Amazon $25B Bond Sale Preserves $102B Cash for AI Deals
Amazon secured $25 billion in new debt at a trivial cost relative to its cash generation, allowing the tech giant to fund its massive AI infrastructure buildout without tapping its $102 billion cash reserve.
Amazon priced a $25 billion bond sale across eight tranches maturing from 2029 to 2066, drawing $62 billion in institutional demand. The 2.48 times oversubscribed offering allows the company to fund an aggressive infrastructure expansion while keeping its $101.82 billion cash balance untouched for acquisitions and internal chip design.
The debt issuance highlights a highly favorable cost-of-capital arbitrage. With a 10-year Treasury yield sitting at 4.55%, Amazon’s interest coverage ratio of 35.17x means the new coupons will barely register on its income statement. Institutional buyers effectively competed to hand Amazon long-dated capital, allowing the company to fund physical assets with debt while preserving financial flexibility.

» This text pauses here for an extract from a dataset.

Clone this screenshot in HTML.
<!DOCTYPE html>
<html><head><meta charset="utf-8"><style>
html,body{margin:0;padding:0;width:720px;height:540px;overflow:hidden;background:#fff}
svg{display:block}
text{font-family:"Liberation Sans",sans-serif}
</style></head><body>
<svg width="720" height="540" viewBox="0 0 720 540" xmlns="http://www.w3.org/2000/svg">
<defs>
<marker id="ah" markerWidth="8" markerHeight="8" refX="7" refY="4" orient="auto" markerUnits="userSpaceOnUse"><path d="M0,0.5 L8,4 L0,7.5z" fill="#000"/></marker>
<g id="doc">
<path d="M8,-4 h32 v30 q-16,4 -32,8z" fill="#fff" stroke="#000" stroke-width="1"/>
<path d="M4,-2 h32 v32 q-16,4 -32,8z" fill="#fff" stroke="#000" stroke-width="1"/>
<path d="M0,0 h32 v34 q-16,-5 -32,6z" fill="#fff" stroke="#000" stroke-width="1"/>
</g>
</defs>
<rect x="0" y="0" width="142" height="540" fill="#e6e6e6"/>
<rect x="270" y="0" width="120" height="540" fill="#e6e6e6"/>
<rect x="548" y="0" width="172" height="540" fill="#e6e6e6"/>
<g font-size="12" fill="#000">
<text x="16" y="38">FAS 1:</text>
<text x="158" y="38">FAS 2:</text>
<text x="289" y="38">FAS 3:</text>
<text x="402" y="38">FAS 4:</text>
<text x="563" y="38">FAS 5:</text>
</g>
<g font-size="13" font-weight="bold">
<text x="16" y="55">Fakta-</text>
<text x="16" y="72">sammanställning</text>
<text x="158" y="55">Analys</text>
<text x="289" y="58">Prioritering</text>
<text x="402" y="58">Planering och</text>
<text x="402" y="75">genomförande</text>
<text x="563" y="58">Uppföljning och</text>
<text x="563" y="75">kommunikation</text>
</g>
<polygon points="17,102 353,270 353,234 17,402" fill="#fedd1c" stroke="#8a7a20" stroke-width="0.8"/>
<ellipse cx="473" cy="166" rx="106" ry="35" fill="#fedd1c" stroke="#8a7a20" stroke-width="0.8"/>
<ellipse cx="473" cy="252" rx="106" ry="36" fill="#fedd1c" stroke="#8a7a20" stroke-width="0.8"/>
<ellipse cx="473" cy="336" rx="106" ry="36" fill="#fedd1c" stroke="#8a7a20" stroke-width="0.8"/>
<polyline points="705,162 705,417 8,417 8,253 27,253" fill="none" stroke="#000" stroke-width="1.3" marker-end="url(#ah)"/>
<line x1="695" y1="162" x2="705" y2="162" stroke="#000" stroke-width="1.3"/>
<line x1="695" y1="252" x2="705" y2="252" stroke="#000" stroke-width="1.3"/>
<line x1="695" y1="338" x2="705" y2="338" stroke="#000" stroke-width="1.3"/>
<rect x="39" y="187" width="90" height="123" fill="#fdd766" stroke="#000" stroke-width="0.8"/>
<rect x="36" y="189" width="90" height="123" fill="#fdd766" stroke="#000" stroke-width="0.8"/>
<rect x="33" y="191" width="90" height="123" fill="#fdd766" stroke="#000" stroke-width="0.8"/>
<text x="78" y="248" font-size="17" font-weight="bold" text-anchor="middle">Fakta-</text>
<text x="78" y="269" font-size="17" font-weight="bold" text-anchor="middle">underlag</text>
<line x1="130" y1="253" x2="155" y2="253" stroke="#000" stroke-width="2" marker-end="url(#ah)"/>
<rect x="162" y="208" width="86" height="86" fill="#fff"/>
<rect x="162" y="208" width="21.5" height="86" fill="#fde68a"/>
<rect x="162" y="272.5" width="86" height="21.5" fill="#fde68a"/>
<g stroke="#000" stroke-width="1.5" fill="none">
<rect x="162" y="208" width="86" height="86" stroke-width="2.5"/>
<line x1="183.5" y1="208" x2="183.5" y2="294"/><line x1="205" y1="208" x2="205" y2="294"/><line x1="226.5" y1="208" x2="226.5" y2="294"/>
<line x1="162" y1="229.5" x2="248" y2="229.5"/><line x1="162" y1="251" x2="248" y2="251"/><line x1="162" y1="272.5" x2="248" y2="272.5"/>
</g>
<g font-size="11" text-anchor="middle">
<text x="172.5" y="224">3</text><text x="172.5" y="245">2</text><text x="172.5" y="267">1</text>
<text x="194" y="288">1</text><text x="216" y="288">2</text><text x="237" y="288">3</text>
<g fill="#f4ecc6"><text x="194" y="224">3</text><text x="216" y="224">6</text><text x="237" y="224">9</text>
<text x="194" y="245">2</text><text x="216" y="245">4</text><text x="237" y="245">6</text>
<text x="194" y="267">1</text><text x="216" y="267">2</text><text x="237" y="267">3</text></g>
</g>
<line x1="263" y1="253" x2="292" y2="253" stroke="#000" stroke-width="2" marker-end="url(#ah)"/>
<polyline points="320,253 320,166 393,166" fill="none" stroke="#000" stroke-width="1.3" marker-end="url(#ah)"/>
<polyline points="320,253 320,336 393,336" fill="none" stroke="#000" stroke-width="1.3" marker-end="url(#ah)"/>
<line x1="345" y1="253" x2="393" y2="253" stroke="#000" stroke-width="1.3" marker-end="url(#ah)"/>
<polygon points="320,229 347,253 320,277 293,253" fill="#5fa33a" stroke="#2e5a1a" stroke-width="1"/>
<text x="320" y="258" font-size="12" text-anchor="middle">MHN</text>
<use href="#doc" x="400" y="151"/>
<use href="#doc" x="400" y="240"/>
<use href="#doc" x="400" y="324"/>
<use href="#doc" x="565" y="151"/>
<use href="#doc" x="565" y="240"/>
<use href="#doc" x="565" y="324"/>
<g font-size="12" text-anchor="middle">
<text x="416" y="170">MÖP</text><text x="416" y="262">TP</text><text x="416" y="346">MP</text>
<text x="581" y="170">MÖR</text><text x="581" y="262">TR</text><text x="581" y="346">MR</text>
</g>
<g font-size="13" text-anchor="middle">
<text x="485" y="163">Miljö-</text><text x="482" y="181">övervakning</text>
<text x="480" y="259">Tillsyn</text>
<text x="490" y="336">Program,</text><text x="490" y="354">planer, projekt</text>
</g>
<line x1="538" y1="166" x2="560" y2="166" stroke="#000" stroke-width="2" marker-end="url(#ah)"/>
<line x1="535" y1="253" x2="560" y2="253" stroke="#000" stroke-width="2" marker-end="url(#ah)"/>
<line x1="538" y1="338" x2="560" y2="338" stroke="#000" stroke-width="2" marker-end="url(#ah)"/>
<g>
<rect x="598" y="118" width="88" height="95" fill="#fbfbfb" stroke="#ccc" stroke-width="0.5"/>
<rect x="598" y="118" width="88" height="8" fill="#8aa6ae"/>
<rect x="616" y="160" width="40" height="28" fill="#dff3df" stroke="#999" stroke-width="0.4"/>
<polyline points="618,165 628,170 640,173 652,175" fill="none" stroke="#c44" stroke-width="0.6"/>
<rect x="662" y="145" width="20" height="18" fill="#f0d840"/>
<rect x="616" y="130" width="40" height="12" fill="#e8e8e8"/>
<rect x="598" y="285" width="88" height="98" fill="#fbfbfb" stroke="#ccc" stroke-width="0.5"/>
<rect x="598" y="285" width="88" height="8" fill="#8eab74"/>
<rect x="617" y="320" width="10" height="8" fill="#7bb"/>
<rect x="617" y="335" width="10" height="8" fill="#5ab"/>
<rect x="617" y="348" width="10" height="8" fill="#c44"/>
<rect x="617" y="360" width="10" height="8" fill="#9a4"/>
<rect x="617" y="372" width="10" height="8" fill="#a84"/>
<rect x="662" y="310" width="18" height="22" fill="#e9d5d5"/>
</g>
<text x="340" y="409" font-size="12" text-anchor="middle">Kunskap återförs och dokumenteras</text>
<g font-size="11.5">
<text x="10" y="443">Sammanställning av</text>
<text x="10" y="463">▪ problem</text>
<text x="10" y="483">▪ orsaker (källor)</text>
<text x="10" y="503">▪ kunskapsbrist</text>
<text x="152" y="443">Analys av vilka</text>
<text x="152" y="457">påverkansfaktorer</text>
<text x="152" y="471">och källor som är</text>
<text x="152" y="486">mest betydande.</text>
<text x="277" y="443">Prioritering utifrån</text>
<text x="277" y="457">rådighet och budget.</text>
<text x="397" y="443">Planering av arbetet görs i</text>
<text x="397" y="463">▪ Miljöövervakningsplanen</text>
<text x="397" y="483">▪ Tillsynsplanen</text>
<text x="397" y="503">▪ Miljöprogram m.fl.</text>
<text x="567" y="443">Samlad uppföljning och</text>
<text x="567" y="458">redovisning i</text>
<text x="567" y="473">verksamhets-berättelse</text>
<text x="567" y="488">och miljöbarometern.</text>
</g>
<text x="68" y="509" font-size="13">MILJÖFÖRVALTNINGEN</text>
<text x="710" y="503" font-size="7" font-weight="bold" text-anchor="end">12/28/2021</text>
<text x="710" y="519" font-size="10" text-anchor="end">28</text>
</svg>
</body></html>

The proceeds will help finance a roughly $200 billion capital expenditure plan for 2026. While trailing 12-month free cash flow collapsed 95% to $1.2 billion amid this spending surge, the outlays are economically justified by existing contracts. Amazon Web Services reported a $364 billion contractual backlog in the first quarter.
AWS revenue grew 28% year over year in the first quarter, marking its fastest growth rate in 15 quarters, while its operating margin expanded to 37.7%. The incoming data center capacity is already largely spoken for by major artificial intelligence developers. Anthropic is contracted for up to 5 gigawatts of Trainium capacity, and OpenAI committed to roughly 2 gigawatts starting in 2027. Additionally, Project Rainier is deploying more than 500,000 Trainium2 chips.
Amazon’s custom silicon division is also scaling quickly. The chips business now runs at a $20 billion annual revenue rate, growing at a triple-digit pace. This operational momentum helped Amazon's first-quarter earnings per share beat consensus estimates by 61%, its fifth straight win, outpacing both Microsoft and Alphabet on operating leverage.
Management has signaled that this is the final debt tap of the year, removing a potential overhang for investors. The balance sheet remains resilient; even as the asset base doubled, Amazon’s debt-to-assets ratio improved from 30.3% in 2022 to 18.7% in 2025. Operating cash flow hit $139.51 billion in 2025 against $131.82 billion of capital expenditures. Once the current cycle of data center construction normalizes, free cash flow is positioned to recover significantly, giving the equity multiple room to expand.